Over 60 Million Dropbox Accounts Were Compromised

Last Friday, Dropbox announced that users who had not changed their Dropbox passwords since mid-2012 will need to reset their passwords, an action believed to have been related to the massive hack on LinkedIn in 2012 where credentials for 117 million accounts were posted online. While the company did not publish an exact figure on the number of resets, it has now been revealed that over 60 million Dropbox accounts were hacked during the breach.


The folks over at Motherboard have obtained a selection of files containing email addresses and hashed passwords for the Dropbox users through sources in the database trading community. In all, the four files total in at around 5GB, and contain details on 68,680,741 accounts. A senior Dropbox employee has also confirmed that the data is indeed legitimate, adding that these 60 million user accounts are related to the same data breach incident.

“We’ve confirmed that the proactive password reset we completed last week covered all potentially impacted users,” said Patrick Heim, Head of Trust and Security for Dropbox. “We initiated this reset as a precautionary measure, so that the old passwords from prior to mid-2012 can’t be used to improperly access Dropbox accounts.
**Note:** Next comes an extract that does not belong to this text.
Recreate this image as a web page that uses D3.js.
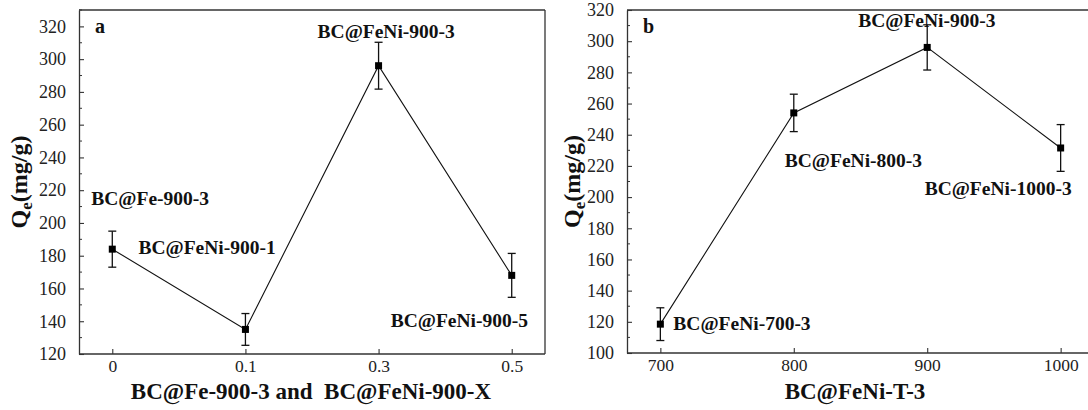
<!DOCTYPE html>
<html>
<head>
<meta charset="utf-8">
<script src="https://cdn.jsdelivr.net/npm/d3@7"></script>
<style>
  body { margin: 0; background: #fff; }
  svg { display: block; }
  svg text { font-family: "Liberation Serif", "Times New Roman", serif !important; }
</style>
</head>
<body>
<svg id="chart" width="1088" height="410"></svg>
<script>
// ---- data ----
const catsA = ["0", "0.1", "0.3", "0.5"];
const qeA = [184, 135, 296, 168];
const errA = [11, 9.7, 14.3, 13.4];
const labelsA = ["BC@Fe-900-3", "BC@FeNi-900-1", "BC@FeNi-900-3", "BC@FeNi-900-5"];

const tempsB = [700, 800, 900, 1000];
const qeB = [118.5, 254, 296, 231.5];
const errB = [10.5, 12, 14.5, 15];
const labelsB = ["BC@FeNi-700-3", "BC@FeNi-800-3", "BC@FeNi-900-3", "BC@FeNi-1000-3"];

const yTicksA = [120, 140, 160, 180, 200, 220, 240, 260, 280, 300, 320];
const yTicksB = [100, 120, 140, 160, 180, 200, 220, 240, 260, 280, 300, 320];
const xTicksB = [700, 800, 900, 1000];

// label offsets (px) from each point
const offA = [[-21, -44], [-107, -75], [-61, -28], [-121, 52]];
const offB = [[13, 6], [-9, 54], [-69, -20], [-136, 47]];

const svg = d3.select("#chart");
const axisColor = "#333";
const FONT = "Liberation Serif";

function panel(opts) {
  const { left, right, top, bottom, x, y, xs, ys, errs, labels, offs, yTicks, minorStep, xTickVals, xFmt, letter, xTitle, yTitleX, closeRight } = opts;
  const g = svg.append("g");

  g.append("line").attr("x1", left).attr("x2", right).attr("y1", top).attr("y2", top)
    .attr("stroke", axisColor).attr("stroke-width", 1.3);
  if (closeRight) {
    g.append("line").attr("x1", right).attr("x2", right).attr("y1", top).attr("y2", bottom)
      .attr("stroke", axisColor).attr("stroke-width", 1.3);
  }

  // y axis
  const yAxis = d3.axisLeft(y).tickValues(yTicks).tickSizeInner(-5).tickSizeOuter(0).tickPadding(13);
  const ya = g.append("g").attr("transform", `translate(${left},0)`).call(yAxis);
  ya.attr("font-family", FONT);
  ya.select(".domain").attr("stroke", axisColor).attr("stroke-width", 1.3);
  ya.selectAll(".tick line").attr("stroke", axisColor).attr("stroke-width", 1.1);
  ya.selectAll(".tick text").attr("font-size", 18).attr("fill", "#222").style("font-family", FONT);
  const [y0, y1] = y.domain();
  const minors = d3.range(Math.ceil(y0 / minorStep) * minorStep, y1 + 0.001, minorStep)
    .filter(v => !yTicks.includes(v));
  g.selectAll(null).data(minors).enter().append("line")
    .attr("x1", left).attr("x2", left + 3)
    .attr("y1", d => y(d)).attr("y2", d => y(d))
    .attr("stroke", axisColor).attr("stroke-width", 1);

  // x axis
  const xAxis = (xTickVals ? d3.axisBottom(x).tickValues(xTickVals) : d3.axisBottom(x))
    .tickSizeInner(-5).tickSizeOuter(0).tickPadding(6);
  if (xFmt) xAxis.tickFormat(xFmt);
  const xa = g.append("g").attr("transform", `translate(0,${bottom})`).call(xAxis);
  xa.attr("font-family", FONT);
  xa.select(".domain").attr("stroke", axisColor).attr("stroke-width", 1.3)
    .attr("d", `M${left},0H${right}`);
  xa.selectAll(".tick line").attr("stroke", axisColor).attr("stroke-width", 1.1);
  xa.selectAll(".tick text").attr("font-size", 17.5).attr("fill", "#222").style("font-family", FONT);

  // line
  const pts = xs.map((v, i) => [x(v), y(ys[i])]);
  g.append("path").attr("d", d3.line()(pts)).attr("fill", "none")
    .attr("stroke", "#111").attr("stroke-width", 1.1);

  // error bars
  xs.forEach((v, i) => {
    const cx = x(v), yt = y(ys[i] + errs[i]), yb = y(ys[i] - errs[i]);
    g.append("line").attr("x1", cx).attr("x2", cx).attr("y1", yt).attr("y2", yb)
      .attr("stroke", "#111").attr("stroke-width", 1.3);
    [yt, yb].forEach(yy => g.append("line").attr("x1", cx - 4).attr("x2", cx + 4)
      .attr("y1", yy).attr("y2", yy).attr("stroke", "#111").attr("stroke-width", 1.3));
  });

  // markers
  g.selectAll(null).data(pts).enter().append("rect")
    .attr("x", d => d[0] - 3.5).attr("y", d => d[1] - 3.5)
    .attr("width", 7).attr("height", 7).attr("fill", "#000");

  // point labels
  labels.forEach((t, i) => {
    g.append("text").attr("x", pts[i][0] + offs[i][0]).attr("y", pts[i][1] + offs[i][1])
      .style("font-family", FONT)
      .attr("font-size", 19.5).attr("font-weight", "bold").attr("fill", "#111").text(t);
  });

  // panel letter
  g.append("text").attr("x", left + 16).attr("y", top + 23).style("font-family", FONT)
    .attr("font-size", 20).attr("font-weight", "bold").attr("fill", "#111").text(letter);

  // x title
  g.append("text").attr("x", xTitle.x).attr("y", 399).attr("text-anchor", "middle")
    .style("font-family", FONT)
    .attr("font-size", 23).attr("font-weight", "bold").attr("fill", "#111")
    .text(xTitle.text);

  // y title
  const yt = g.append("text")
    .attr("transform", `translate(${yTitleX},${(top + bottom) / 2}) rotate(-90)`)
    .style("font-family", FONT)
    .attr("text-anchor", "middle").attr("font-size", 24).attr("font-weight", "bold").attr("fill", "#111");
  yt.append("tspan").text("Q");
  yt.append("tspan").attr("font-size", 17).attr("dy", 5).text("e");
  yt.append("tspan").attr("dy", -5).text("(mg/g)");
}

// Panel a
const xA = d3.scalePoint().domain(catsA).range([79, 545]).padding(0.25);
const yA = d3.scaleLinear().domain([120, 330]).range([354, 10]);
panel({
  left: 79, right: 545, top: 10, bottom: 354, x: xA, y: yA,
  xs: catsA, ys: qeA, errs: errA, labels: labelsA, offs: offA,
  yTicks: yTicksA, minorStep: 10, xTickVals: null, xFmt: null, letter: "a",
  xTitle: { x: 311, text: "BC@Fe-900-3 and\u00A0\u00A0BC@FeNi-900-X" }, yTitleX: 27, closeRight: true
});

// Panel b
const xB = d3.scaleLinear().domain([675, 1025]).range([627, 1094]);
const yB = d3.scaleLinear().domain([100, 320]).range([353, 10]);
panel({
  left: 627, right: 1094, top: 10, bottom: 353, x: xB, y: yB,
  xs: tempsB, ys: qeB, errs: errB, labels: labelsB, offs: offB,
  yTicks: yTicksB, minorStep: 10, xTickVals: xTicksB, xFmt: d3.format("d"), letter: "b",
  xTitle: { x: 855, text: "BC@FeNi-T-3" }, yTitleX: 580, closeRight: false
});
</script>
</body>
</html>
We still encourage users to reset passwords on other services if they suspect they may have reused their Dropbox password.”

A spokesperson for Dropbox has however stated that no evidence of malicious access of these accounts has been found.

This would be a good time to change your password, and check your security settings to unlink any old devices and apps still registered with access to your Dropbox. Also, enable two-step security to further protect your account.

Update: Dropbox has updated their previous blog post to state 68 million user credentials from 2012 were compromised:

Since our original post, there have been many reports about the exposure of 68 million Dropbox credentials from 2012. The list of email addresses with hashed and salted passwords is real, however we have no indication that Dropbox user accounts have been improperly accessed. We’re very sorry this happened and would like to clear up what’s going on.